While UMNO practices money politics in its own crude and blatant way, increasingly the opposition is resorting to this to achieve their political goals. Indeed, jailed political leader Anwar Ibrahim warned of this in his letter from prison – “…the idealism which once fired PKR appears to have been doused by the lustre of power and funds”.
Indeed, when commenting on the letter I wrote, “Rich men with money are always hedging their bets. The average opposition supporter would be shocked by who funds whom. Plutocrats who are routinely mocked on in the comment sections of Malaysiakini and the other ‘alternative’ news (sic) sources, have always been amenable to funding potentially powerful power structures. Money politics isn’t just an UMNO thing.”
The real theme of the Razaleigh interview – ignoring the spin about how governance has only a small impact on the economy or how so-called security bills are there to protect us from foreign interference – is how politicians like him can never truly abandon UMNO because to do so would mean jumping off the gravy train.
This is not to say that politicians who have abandoned UMNO have the country’s best interest at heart. It merely means that they at least have the courage to stand up to the UMNO hegemon. Ultimately, standing up to the UMNO hegemon is the first step is acknowledging that the Malay community is evolving.
(I want to qualify this statement with this caveat from another article – “chasing the Malay vote using the dogma of UMNO is amplifying mistakes instead of rectifying them and ultimately a progressive Malaysia is better than one merely led by a political party using the same old UMNO dogma.”)

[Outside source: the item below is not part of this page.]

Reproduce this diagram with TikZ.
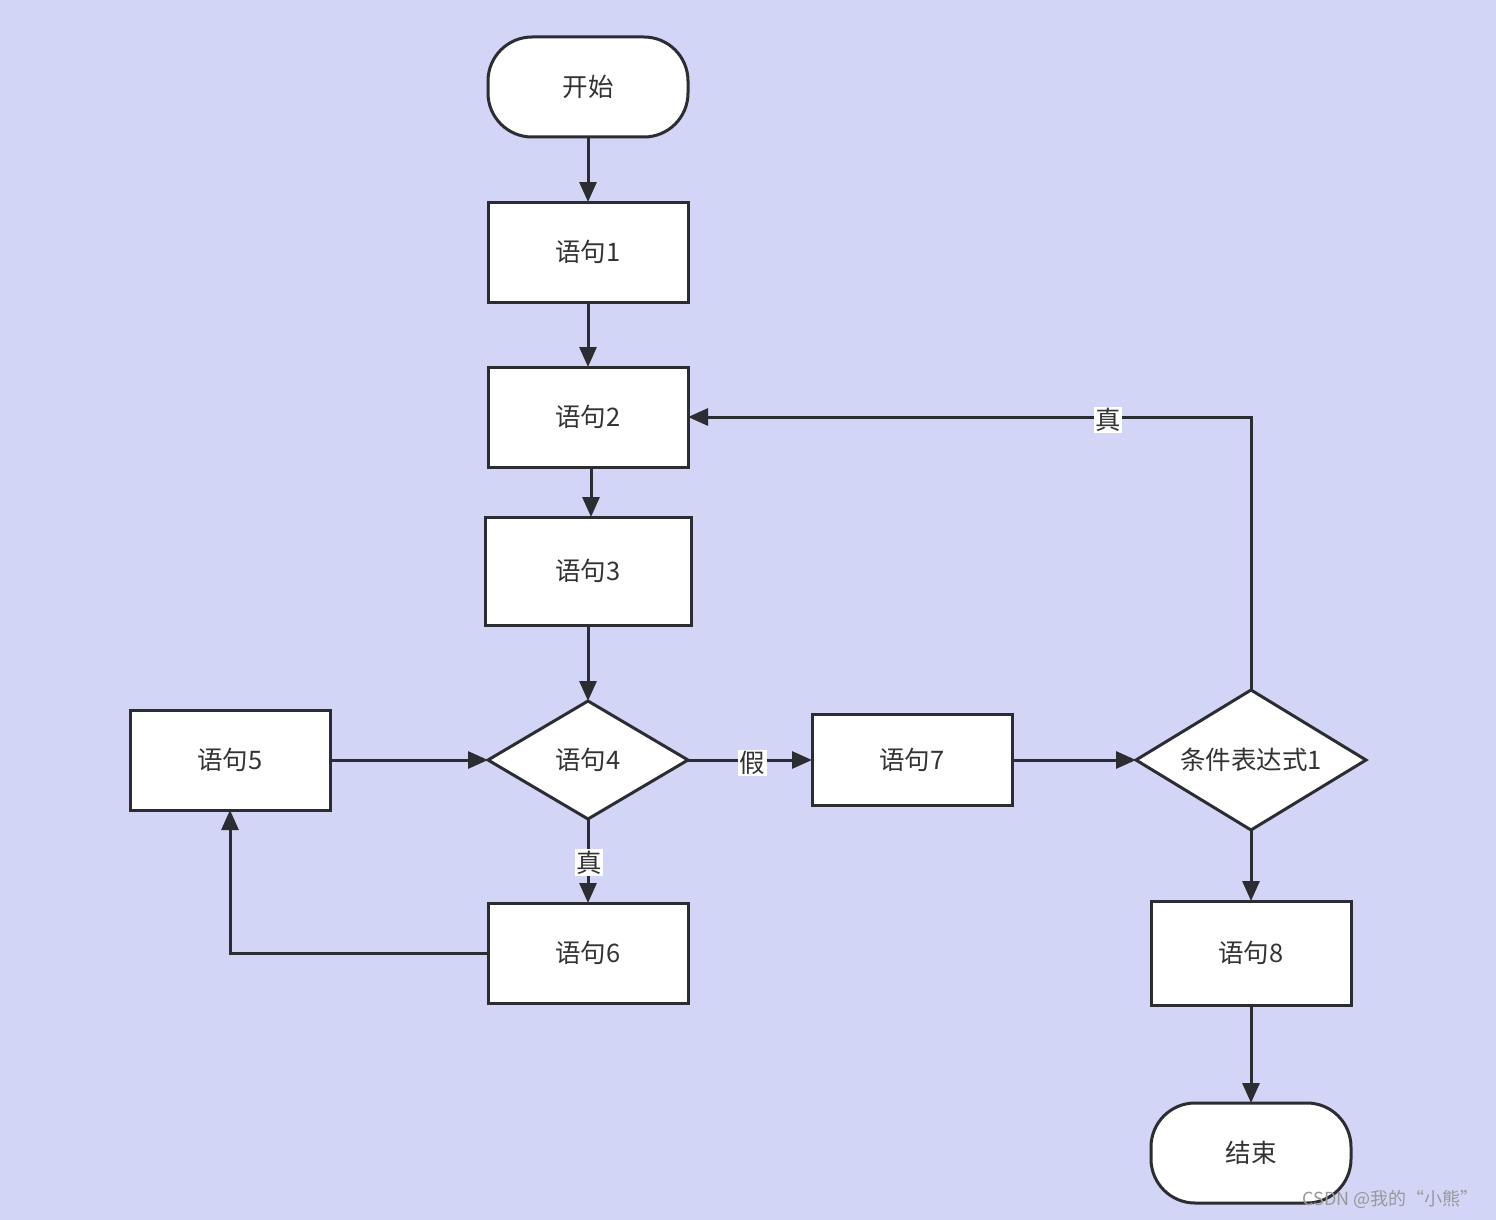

The great irony is that the “Malays”, because of how the game is rigged and how the opposition operates, are truly the masters of this land. As the ever-reliable political observer Dr. James Chin said, “It is not possible for a non-Malay victory, under any circumstances.”
What this really means is the success and failure of this country depends on how the Malays decide to play the game. The terrible truth is that it is not the non-Malays who are playing a rigged game but the Malays. The sooner the majority of Malays figure this out, the better for the country.